Rejimi, resmi ideolojiyi ve resmi tarih ile cepheden hesaplaşılmadan, bu rejimi tartışma konusu yapmadan gerçek anlamda demokratikleşip özgürleşebilir miyiz? Mevcut siyasi partilere baktığımız zaman birçoğunda bu misyonun olmadığını görüyoruz. Dolayısıyla halkların ve ezilen sınıfların gaspı ile kurulmuş olan bu rejim, tarihsel olarak kapsayıcı olmayan, tekçi ve diktatöryel bir anlayışın üzerine oturmaktadır. Osmanlı'dan günümüze uzanan bir sorgulama süreci olmadan, kuruluşu ve bu kuruluştan sonra ortaya çıkan baskıcı kurumsallaşmayı tartışmadan, yeni bir kuruluş paradigması ile ortaya çıkmadan en ufak bir yol bile kat edemeyiz.
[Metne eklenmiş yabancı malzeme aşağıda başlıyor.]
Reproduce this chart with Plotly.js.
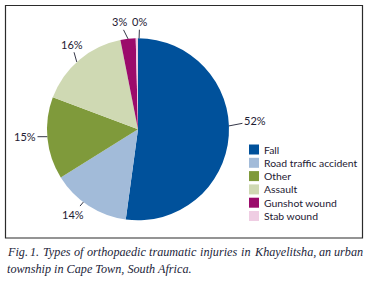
<!DOCTYPE html>
<html>
<head>
<meta charset="utf-8">
<script src="https://cdn.plot.ly/plotly-3.0.1.min.js"></script>
<style>html,body{margin:0;padding:0;background:#fff;}#chart{width:375px;height:289px;}</style>
</head>
<body>
<div id="chart"></div>
<script>
// ---- data ----
var categories = ["Fall", "Road traffic accident", "Other", "Assault", "Gunshot wound", "Stab wound"];
var values = [52.2, 14.0, 14.6, 16.2, 2.7, 0.4];
var percentLabels = ["52%", "14%", "15%", "16%", "3%", "0%"];
var captionLines = [
  "Fig. 1. Types of orthopaedic traumatic injuries in Khayelitsha, an urban",
  "township in Cape Town, South Africa."
];

// ---- style ----
var colors = ["#00519b", "#a2bbd9", "#7f9a3b", "#cfd9b3", "#9b0b6b", "#efcde3"];
var W = 375, H = 289;
var cx = 138, cy = 129.3, R = 91;
// per-label leader tweaks: angle nudge (deg) of line head on rim, label centre offset (px) from head
var leaderNudge = [-6, 4, 1, -2, 0, 1.4];
var labelOffset = [[26, -5], [-10, 12], [-22.3, 0], [-5, -17.7], [-8.5, -17], [0.6, -16.6]];
var labelFont = {family: "Lato, 'Noto Sans', sans-serif", size: 11, color: "#1e2033"};
var legendFont = {family: "Lato, 'Noto Sans', sans-serif", size: 10.4, color: "#1e2033"};
var capFamily = "'Liberation Serif', 'DejaVu Serif', serif";
var capSize = 12.2;

function px2x(p) { return p / W; }
function py2y(p) { return 1 - p / H; }

var trace = {
  type: "pie",
  labels: categories,
  values: values,
  sort: false,
  direction: "clockwise",
  rotation: 0,
  textinfo: "none",
  hoverinfo: "label+percent",
  showlegend: false,
  marker: {colors: colors, line: {width: 0}},
  domain: {
    x: [px2x(cx - R), px2x(cx + R)],
    y: [py2y(cy + R), py2y(cy - R)]
  }
};

var total = values.reduce(function (a, b) { return a + b; }, 0);
var annotations = [];
var shapes = [];
var cum = 0;
for (var i = 0; i < values.length; i++) {
  var mid = (cum + values[i] / 2) / total;
  cum += values[i];
  var ang = (mid * 360 + leaderNudge[i]) * Math.PI / 180;
  var hx = cx + R * Math.sin(ang);
  var hy = cy - R * Math.cos(ang);
  annotations.push({
    xref: "paper", yref: "paper",
    x: px2x(hx), y: py2y(hy),
    ax: labelOffset[i][0], ay: labelOffset[i][1],
    text: percentLabels[i],
    showarrow: true, arrowhead: 0, arrowwidth: 0.9, arrowcolor: "#1e2033", standoff: 0,
    font: labelFont
  });
}

// legend (manual, to match swatch/text spacing)
var legX = 249, legY0 = 149.5, legDy = 13.3, sw = 10;
for (var j = 0; j < categories.length; j++) {
  var yc = legY0 + j * legDy;
  shapes.push({
    type: "rect", xref: "paper", yref: "paper",
    x0: px2x(legX), x1: px2x(legX + sw),
    y0: py2y(yc + sw / 2), y1: py2y(yc - sw / 2),
    fillcolor: colors[j], line: {width: 0}
  });
  annotations.push({
    xref: "paper", yref: "paper",
    x: px2x(legX + sw + 3), y: py2y(yc),
    xanchor: "left", yanchor: "middle",
    text: categories[j], showarrow: false,
    font: legendFont
  });
}

// frame
shapes.push({
  type: "rect", xref: "paper", yref: "paper",
  x0: px2x(5.5), x1: px2x(362.5), y0: py2y(238), y1: py2y(5.5),
  line: {color: "#2b2b2b", width: 1.2}, fillcolor: "rgba(0,0,0,0)"
});

// caption: first line justified across the frame width, last line left-aligned
var capY = [251.7, 269.3];
var capLeft = 5.5, capRight = 362.5;
var capFontObj = {family: capFamily, size: capSize, color: "#23253a", style: "italic"};
var ctx = document.createElement("canvas").getContext("2d");
ctx.font = "italic " + capSize + "px " + capFamily;
for (var k = 0; k < captionLines.length; k++) {
  var justify = k < captionLines.length - 1;
  if (justify) {
    var words = captionLines[k].split(" ");
    var widths = words.map(function (w) { return ctx.measureText(w).width; });
    var sumW = widths.reduce(function (a, b) { return a + b; }, 0);
    var gap = (capRight - capLeft - sumW) / (words.length - 1);
    var xpos = capLeft;
    for (var m = 0; m < words.length; m++) {
      annotations.push({
        xref: "paper", yref: "paper",
        x: px2x(xpos), y: py2y(capY[k]),
        xanchor: "left", yanchor: "middle", borderpad: 0,
        text: words[m], showarrow: false, font: capFontObj
      });
      xpos += widths[m] + gap;
    }
  } else {
    annotations.push({
      xref: "paper", yref: "paper",
      x: px2x(capLeft), y: py2y(capY[k]),
      xanchor: "left", yanchor: "middle", borderpad: 0,
      text: captionLines[k], showarrow: false, font: capFontObj
    });
  }
}

var layout = {
  width: W, height: H,
  margin: {l: 0, r: 0, t: 0, b: 0},
  paper_bgcolor: "#ffffff",
  showlegend: false,
  annotations: annotations,
  shapes: shapes
};

Plotly.newPlot("chart", [trace], layout, {displayModeBar: false, staticPlot: true});
</script>
</body>
</html>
Tarihin trenini kaçıran, geç kapitalistleşmiş Türkiye Cumhuriyeti gibi ülkeler, gelişmiş batı ülkeleri ile aralarındaki farkı, yaptıkları üst tabayı kapsayan reformlara rağmen korumayı başarmış, gelişmiş kapitalist ülkelerin tarihsel süreç içerisinde zaman ve mekanın değişmesine rağmen gerisinde kalmayı, tarihsel olarak ilerlemeyi başaramamıştır. Tanzimat’tan başlayıp günümüze kadar devam eden bu reform sürecinin esasen amacı, batıyı, gelişmiş, sanayileşmiş, tarım toplumundan, sanayi toplumuna geçmiş olan ülkeleri yakalamak değil; bu ülkelere uyum sağlamak, bu ülkelere farklı bir biçimde entegre olmak ve yedeklenmektir. Kemalizmin muasır medeniyet ve AKP’nin Batı bloğu ittifakı içinde yer almasının da yegane nedeni budur.
Esasında bu topraklardaki siyasi dinamiklerin, Mustafa Reşit paşadan Mustafa Kemal’e, ondan da Tayyip Erdoğan’a, batı ile batı kapitalizmi ile gerçek anlamda bir dertleri olmamış, bu topraklardaki üst tabakadaki bütün çekişmelerde "batıya entegre yeterince olamadık", bunun özcesi "ülke içinde sömürü koşullarını yeterince derinleştiremedik"tir. Dolayısıyla Tanzimat’tan günümüze batı ile orantısız, eşit olmayan bir işbölümü vardır. Bu orantısızlık nedeni ile kendi iç huzurunu ve refahını yakalamayan, giderek ülke içinde sorunların arttığı, sosyal eşitliğin ve adaletin bir türlü sağlanamadığı, halklar arasındaki yabancılaşmanın, düşmanlaşmanın tavan yaptığı, komşu ülkeler ile gerginliklerin her geçen gün artığı bir ülke hâline gelmiştir bu topraklar.
Dolayısıyla iki yüz yıla yakın bir zamandır bu topraklarda yıkılmakta olan bir binaya sürekli restorasyon yapılarak, sürekli boyanarak binanın yıkılması, çökmesi engelleniyor. Hasta adam Osmanlı’dan günümüze, belli reformlar ile kurtarılmaya, iyileştirilmeye çalışılıyor. Hasta adamın ölümü, esasında geciktirilmeye çalışılıyor. Hasta adam ölmeli yani rejim değişmeli, yeniden halkları ve bu topraklardaki bütün ötekileri kapsayacak, sosyal eşitsizliği, adaletsizliği ortadan kaldıracak bir yeniden doğuş olmalıdır.